## Start Dataset excerpt

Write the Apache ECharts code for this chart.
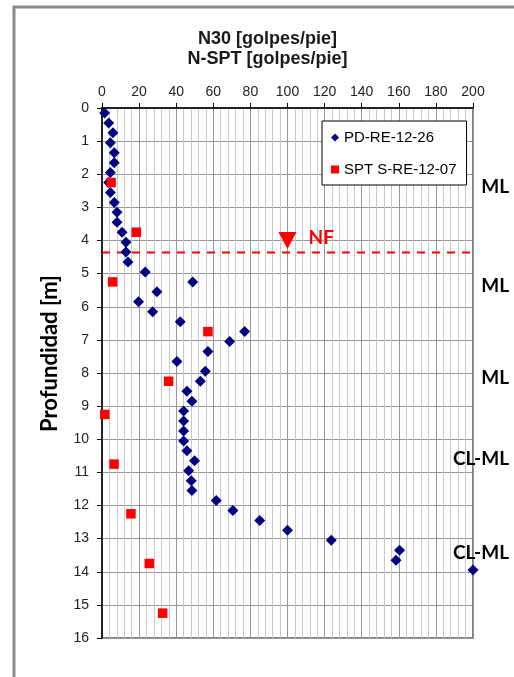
<!DOCTYPE html>
<html>
<head>
<meta charset="utf-8">
<script src="https://cdn.jsdelivr.net/npm/echarts@6/dist/echarts.min.js"></script>
<style>
  html, body { margin: 0; padding: 0; background: #fff; }
  #main { width: 514px; height: 677px; }
</style>
</head>
<body>
<div id="main"></div>
<script>
// N30 - sondeo PD-RE-12-26 (profundidad en m, golpes/pie)
var depthPD = [0.15, 0.45, 0.75, 1.05, 1.35, 1.65, 1.95, 2.25, 2.55, 2.85,
  3.15, 3.45, 3.75, 4.05, 4.35, 4.65, 4.95, 5.25, 5.55, 5.85,
  6.15, 6.45, 6.75, 7.05, 7.35, 7.65, 7.95, 8.25, 8.55, 8.85,
  9.15, 9.45, 9.75, 10.05, 10.35, 10.65, 10.95, 11.25, 11.55, 11.85,
  12.15, 12.45, 12.75, 13.05, 13.35, 13.65, 13.95];
var valuePD = [1.4, 3.6, 5.9, 4.5, 6.6, 6.6, 4.5, 3.6, 4.5, 6.6,
  8.1, 8.1, 10.8, 12.9, 12.9, 14, 23.3, 48.9, 29.6, 19.7,
  27.3, 42.2, 76.9, 68.8, 57.1, 40.4, 55.7, 53, 45.8, 48.5,
  44, 44, 44, 44, 45.8, 49.9, 46.7, 48.1, 48.5, 61.6,
  70.6, 85, 100, 123.6, 160.4, 158.5, 200];

// N-SPT - sondeo S-RE-12-07
var depthSPT = [2.25, 3.75, 5.25, 6.75, 8.25, 9.25, 10.75, 12.25, 13.75, 15.25];
var valueSPT = [4.9, 18.5, 5.7, 57.1, 35.9, 1.5, 6.5, 15.6, 25.5, 32.7];

// nivel freatico
var nfValue = 100;
var nfDepth = 4.0;
var waterDepth = 4.36;

// clasificacion de suelos (a la derecha)
var soilNames = ['ML', 'ML', 'ML', 'CL-ML', 'CL-ML'];
var soilDepths = [2.38, 5.37, 8.16, 10.6, 13.42];

var chart = echarts.init(document.getElementById('main'));

function pairs(xs, ys) {
  var out = [];
  for (var i = 0; i < xs.length; i++) out.push([xs[i], ys[i]]);
  return out;
}

var option = {
  animation: false,
  backgroundColor: '#fff',
  grid: {
    left: 102,
    right: 41,
    top: 108,
    bottom: 39,
    show: true,
    borderColor: '#808080',
    borderWidth: 2,
    outerBoundsMode: 'none'
  },
  legend: {
    orient: 'vertical',
    left: 322,
    top: 121,
    padding: [9, 10, 8, 9],
    itemGap: 17,
    itemWidth: 8,
    itemHeight: 8,
    backgroundColor: '#fff',
    borderColor: '#000',
    borderWidth: 1,
    borderRadius: 0,
    textStyle: {
      fontFamily: 'Liberation Sans',
      fontSize: 15,
      color: '#000',
      padding: [0, 0, 0, 0]
    },
    data: ['PD-RE-12-26', 'SPT S-RE-12-07']
  },
  xAxis: {
    type: 'value',
    position: 'top',
    min: 0,
    max: 200,
    interval: 20,
    axisLine: { show: true, lineStyle: { color: '#000', width: 1.5 } },
    axisTick: { show: true, inside: false, length: 5, lineStyle: { color: '#000' } },
    axisLabel: {
      margin: 9,
      fontFamily: 'Liberation Sans',
      fontSize: 14,
      color: '#222',
      showMinLabel: true,
      showMaxLabel: true
    },
    splitLine: { show: true, lineStyle: { color: '#979797', width: 1 } },
    minorTick: { show: false, splitNumber: 5 },
    minorSplitLine: { show: true, lineStyle: { color: '#c8c8c8', width: 1 } }
  },
  yAxis: {
    type: 'value',
    inverse: true,
    min: 0,
    max: 16,
    interval: 1,
    axisLine: { show: true, onZero: false, lineStyle: { color: '#000', width: 1.5 } },
    axisTick: { show: true, inside: false, length: 5, lineStyle: { color: '#000' } },
    axisLabel: {
      margin: 13,
      fontFamily: 'Liberation Sans',
      fontSize: 14,
      color: '#222',
      showMinLabel: true,
      showMaxLabel: true
    },
    splitLine: { show: true, lineStyle: { color: '#979797', width: 1 } }
  },
  series: [
    {
      name: 'PD-RE-12-26',
      type: 'scatter',
      symbol: 'diamond',
      symbolSize: 11,
      itemStyle: { color: '#000080', opacity: 1 },
      data: pairs(valuePD, depthPD),
      z: 3
    },
    {
      name: 'SPT S-RE-12-07',
      type: 'scatter',
      symbol: 'rect',
      symbolSize: 9.5,
      itemStyle: { color: '#ff0000', opacity: 1 },
      data: pairs(valueSPT, depthSPT),
      z: 4
    },
    {
      name: 'NF',
      type: 'line',
      symbol: 'none',
      silent: true,
      lineStyle: { color: '#ff0000', width: 2, type: [8, 7] },
      data: [[0, waterDepth], [200, waterDepth]],
      z: 2
    },
    {
      name: 'NF marca',
      type: 'scatter',
      symbol: 'triangle',
      symbolRotate: 180,
      symbolSize: [18, 17],
      itemStyle: { color: '#ff0000', opacity: 1 },
      data: [[nfValue, nfDepth]],
      z: 5
    }
  ]
};

chart.setOption(option);

// textos: titulos, eje, NF y suelos
var graphics = [
  {
    type: 'rect',
    shape: { x: 14, y: 7, width: 560, height: 720 },
    style: { fill: 'none', stroke: '#8a8a8a', lineWidth: 3 },
    z: 0
  },
  {
    type: 'text', x: 267.5, y: 39,
    style: { text: 'N30 [golpes/pie]', font: 'bold 18px "Liberation Sans"', fill: '#1a1a1a',
      textAlign: 'center', textVerticalAlign: 'middle', align: 'center', verticalAlign: 'middle' }
  },
  {
    type: 'text', x: 267.5, y: 59,
    style: { text: 'N-SPT [golpes/pie]', font: 'bold 18px "Liberation Sans"', fill: '#1a1a1a',
      textAlign: 'center', textVerticalAlign: 'middle', align: 'center', verticalAlign: 'middle' }
  },
  {
    type: 'text', x: 50, y: 353.5, rotation: Math.PI / 2,
    style: { text: 'Profundidad [m]', font: 'bold 22px Lato', fill: '#000',
      textAlign: 'center', textVerticalAlign: 'middle', align: 'center', verticalAlign: 'middle' }
  }
];

var nfPix = chart.convertToPixel({ gridIndex: 0 }, [nfValue, nfDepth]);
graphics.push({
  type: 'text', x: nfPix[0] + 21, y: nfPix[1] - 3,
  style: { text: 'NF', font: 'bold 19px Lato', fill: '#ff0000',
    textAlign: 'left', textVerticalAlign: 'middle', align: 'left', verticalAlign: 'middle' }
});

for (var i = 0; i < soilNames.length; i++) {
  var p = chart.convertToPixel({ gridIndex: 0 }, [200, soilDepths[i]]);
  graphics.push({
    type: 'text', x: 509, y: p[1],
    style: { text: soilNames[i], font: 'bold 19px Lato', fill: '#000',
      textAlign: 'right', textVerticalAlign: 'middle', align: 'right', verticalAlign: 'middle' }
  });
}

chart.setOption({ graphic: graphics });
</script>
</body>
</html>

## End Dataset excerpt

▶ **Brief**: Output exactly the span of lines from the top of the listing through the line holding "15.6, 25.5, 32.7];", and leave every picture out.

▶ **The solution**:
Write the Apache ECharts code for this chart.
<!DOCTYPE html>
<html>
<head>
<meta charset="utf-8">
<script src="https://cdn.jsdelivr.net/npm/echarts@6/dist/echarts.min.js"></script>
<style>
  html, body { margin: 0; padding: 0; background: #fff; }
  #main { width: 514px; height: 677px; }
</style>
</head>
<body>
<div id="main"></div>
<script>
// N30 - sondeo PD-RE-12-26 (profundidad en m, golpes/pie)
var depthPD = [0.15, 0.45, 0.75, 1.05, 1.35, 1.65, 1.95, 2.25, 2.55, 2.85,
  3.15, 3.45, 3.75, 4.05, 4.35, 4.65, 4.95, 5.25, 5.55, 5.85,
  6.15, 6.45, 6.75, 7.05, 7.35, 7.65, 7.95, 8.25, 8.55, 8.85,
  9.15, 9.45, 9.75, 10.05, 10.35, 10.65, 10.95, 11.25, 11.55, 11.85,
  12.15, 12.45, 12.75, 13.05, 13.35, 13.65, 13.95];
var valuePD = [1.4, 3.6, 5.9, 4.5, 6.6, 6.6, 4.5, 3.6, 4.5, 6.6,
  8.1, 8.1, 10.8, 12.9, 12.9, 14, 23.3, 48.9, 29.6, 19.7,
  27.3, 42.2, 76.9, 68.8, 57.1, 40.4, 55.7, 53, 45.8, 48.5,
  44, 44, 44, 44, 45.8, 49.9, 46.7, 48.1, 48.5, 61.6,
  70.6, 85, 100, 123.6, 160.4, 158.5, 200];

// N-SPT - sondeo S-RE-12-07
var depthSPT = [2.25, 3.75, 5.25, 6.75, 8.25, 9.25, 10.75, 12.25, 13.75, 15.25];
var valueSPT = [4.9, 18.5, 5.7, 57.1, 35.9, 1.5, 6.5, 15.6, 25.5, 32.7];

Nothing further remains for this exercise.